Doodle: An Interpretation of C.S. Lewis' Lizard
In his small masterwork, The Great Divorce, C.S. Lewis tells the peculiar story of a Ghost being confronted by an Angel. Sitting upon the Ghost’s shoulder is a small lizard, incessantly whispering in his ear. The Ghost is heading back to whence he came because the lizard, who promised to remain silent, repeatedly disturbed the silence of the liminal plain, separating the dark lands and the effervescent mountains, heaven. This is where enlivening conversations take place and the prospect of becoming complete people is presented to comparatively frail and insubstantial ‘Ghosts’ from far off. I really hope you read the entire book. If not then the chapter concerned can be found here.
The Angel offers to free the Ghost from the lizard, who has a powerful hold over him. Despite being embarrassed by it and having to limp away from the splendidly hopeful mountains, back to the dislocated and desolate place he came from, it is unthinkable that the Angel must kill the lizard in order for him to be free. It is an odd event in the narrative. But what is it about?
When the Angel begins to uncouple the lizard and the Ghost it is agonising for the latter. Amidst the dialogical fireworks, the lizard furiously pleas for its life and swears it will be obedient in the future. The Ghost doubts he can endure the hurt, of losing his little companion, or going through with the painful parting that he knows will mean restoration. The Angel needs permission from the Ghost before removing the lizard and giving the Ghost his freedom. Though his suffering feels like dying the Ghost realises, “It would be better to be dead than to live with this creature.”
Then, “the Burning One closed his crimson grip on the reptile: twisted it, while it bit and writhed, and then flung it, broken backed, on the turf.” Before the eyes of the narrator the Ghost begins to grow “solider”, “brighter” and “immense”. But something happens to the lizard too. Far from dying, it grows bigger and is transformed, becoming a splendidly silver and white stallion. He who was previously a mere Ghost, leaps onto the horse’s back and together they ride like a shooting star towards the mountains, “into the rose-brightness of that everlasting morning.”

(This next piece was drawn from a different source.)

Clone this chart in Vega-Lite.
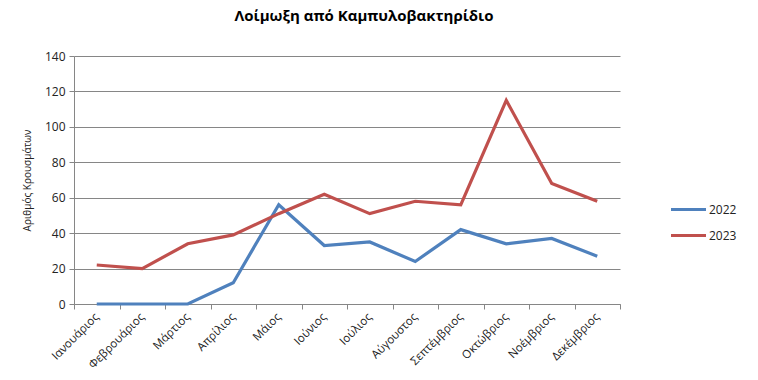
{
  "$schema": "https://vega.github.io/schema/vega-lite/v6.json",
  "autosize": "none",
  "padding": {"left": 74, "top": 56, "right": 138, "bottom": 76},
  "width": 546,
  "height": 248,
  "background": "white",
  "config": {"font": "Open Sans", "view": {"stroke": null}},
  "title": {"text": "Λοίμωξη από Καμπυλοβακτηρίδιο", "font": "Open Sans", "fontSize": 15, "fontWeight": "bold", "color": "#000000", "anchor": "middle", "frame": "group", "dx": 17, "offset": 26},
  "data": {"values": [
    {"month": "Ιανουάριος", "year": "2022", "cases": 0},
    {"month": "Φεβρουάριος", "year": "2022", "cases": 0},
    {"month": "Μάρτιος", "year": "2022", "cases": 0},
    {"month": "Απρίλιος", "year": "2022", "cases": 12},
    {"month": "Μάιος", "year": "2022", "cases": 56},
    {"month": "Ιούνιος", "year": "2022", "cases": 33},
    {"month": "Ιούλιος", "year": "2022", "cases": 35},
    {"month": "Αύγουστος", "year": "2022", "cases": 24},
    {"month": "Σεπτέμβριος", "year": "2022", "cases": 42},
    {"month": "Οκτώβριος", "year": "2022", "cases": 34},
    {"month": "Νοέμβριος", "year": "2022", "cases": 37},
    {"month": "Δεκέμβριος", "year": "2022", "cases": 27},
    {"month": "Ιανουάριος", "year": "2023", "cases": 22},
    {"month": "Φεβρουάριος", "year": "2023", "cases": 20},
    {"month": "Μάρτιος", "year": "2023", "cases": 34},
    {"month": "Απρίλιος", "year": "2023", "cases": 39},
    {"month": "Μάιος", "year": "2023", "cases": 51},
    {"month": "Ιούνιος", "year": "2023", "cases": 62},
    {"month": "Ιούλιος", "year": "2023", "cases": 51},
    {"month": "Αύγουστος", "year": "2023", "cases": 58},
    {"month": "Σεπτέμβριος", "year": "2023", "cases": 56},
    {"month": "Οκτώβριος", "year": "2023", "cases": 115},
    {"month": "Νοέμβριος", "year": "2023", "cases": 68},
    {"month": "Δεκέμβριος", "year": "2023", "cases": 58}
  ]},
  "mark": {"type": "line", "strokeWidth": 3.2, "strokeCap": "butt"},
  "encoding": {
    "x": {
      "field": "month", "type": "nominal", "sort": null,
      "scale": {"type": "band", "paddingInner": 0, "paddingOuter": 0},
      "axis": {
        "title": null, "labelAngle": -45, "labelAlign": "right", "labelBaseline": "middle",
        "labelFontSize": 11.5, "labelColor": "#222222", "labelPadding": 6,
        "domainColor": "#868686", "ticks": true, "tickBand": "extent", "tickSize": 5, "tickColor": "#868686",
        "grid": false, "labelFont": "Open Sans"
      }
    },
    "y": {
      "field": "cases", "type": "quantitative",
      "scale": {"domain": [0, 140], "nice": false},
      "axis": {
        "title": "Αριθμός Κρουσμάτων", "titleFontSize": 10, "titleFontWeight": "normal", "titleColor": "#222222", "titlePadding": 12,
        "values": [0, 20, 40, 60, 80, 100, 120, 140],
        "labelFontSize": 12, "labelColor": "#222222", "labelPadding": 4,
        "tickSize": 5, "tickColor": "#868686", "domainColor": "#868686",
        "gridColor": "#868686", "gridWidth": 1
      }
    },
    "color": {
      "field": "year", "type": "nominal",
      "scale": {"domain": ["2022", "2023"], "range": ["#4F81BD", "#C0504D"]},
      "legend": {
        "title": null, "orient": "none", "legendX": 595, "legendY": 134,
        "symbolType": "stroke", "symbolSize": 1225, "symbolStrokeWidth": 3.2,
        "labelFontSize": 12, "labelColor": "#222222", "rowPadding": -10, "labelOffset": 1
      }
    }
  }
}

What does it mean? Why did Lewis devote a whole chapter to tell this story? Is he explaining the desperate difficulty of conversion, dying to our self? Is it a picture of mortification, the agony of stripping away the old nature? Perhaps it is an example of the tension between human responsibility and God’s gracious salvation. Could it be the prolepsis of a prevalent theme in Till We Have Faces, as Rowan Williams puts it, “The impossibility of forcing any person to accept love and the monumental and excruciating difficulty of receiving love when you are wedded to a certain picture of yourself”? While these are fascinating interpretations I am going to suggest something else: a thought I had reading David VanDrunen, Living In God’s Two Kingdoms (especially p43-44).
The cultural mandate, given to Adam and Eve, was to rule and exercise authority over creation. They were to protect the Garden’s holiness, as faithful and obedient custodians. Their covenant with God meant that any challenge or attempt to usurp the Creator’s rule and his imprinted authority on them was to be destroyed. But they, as well as us today, are not the creaturely sovereigns he intended us to be. For the serpent, both a tempter and an intruder, was allowed to defile God’s pure Eden through Adam’s failure in exercising his kingly dominion. The regrettable result of this is highlighted by the author of Hebrews, who says we do not see everything subject to man, as it was meant to be (2:8). So presently the natural world is outside our sphere of control; we are at odds with its formidable force. This is not what the Creator intended. We were created to rule. But Adam’s careless inversion of the created order, placing himself under the dominion of the serpent, would have lasting and disastrous effects for his heirs.
The picture that Lewis paints in this chapter is of wondrous restoration, reclamation of the Creator’s order. What was undone and reversed in Eden is put right. The Ghost no longer cowers beneath the lizard’s persuasive weight. He is not entrapped by its subversive whisperings. He now towers over the glorious stallion as a more magnificent ruler. Lewis’ picture forces our gaze to that everlasting morning. Despite standing somewhere in between, we are not stranded but hopeful, sure that God is making all things new; he will re-invert what Adam wrecked. This is one of the things Lewis does so vividly in The Great Divorce, and throughout his other works; he enlarges our view of glory and God’s restoration.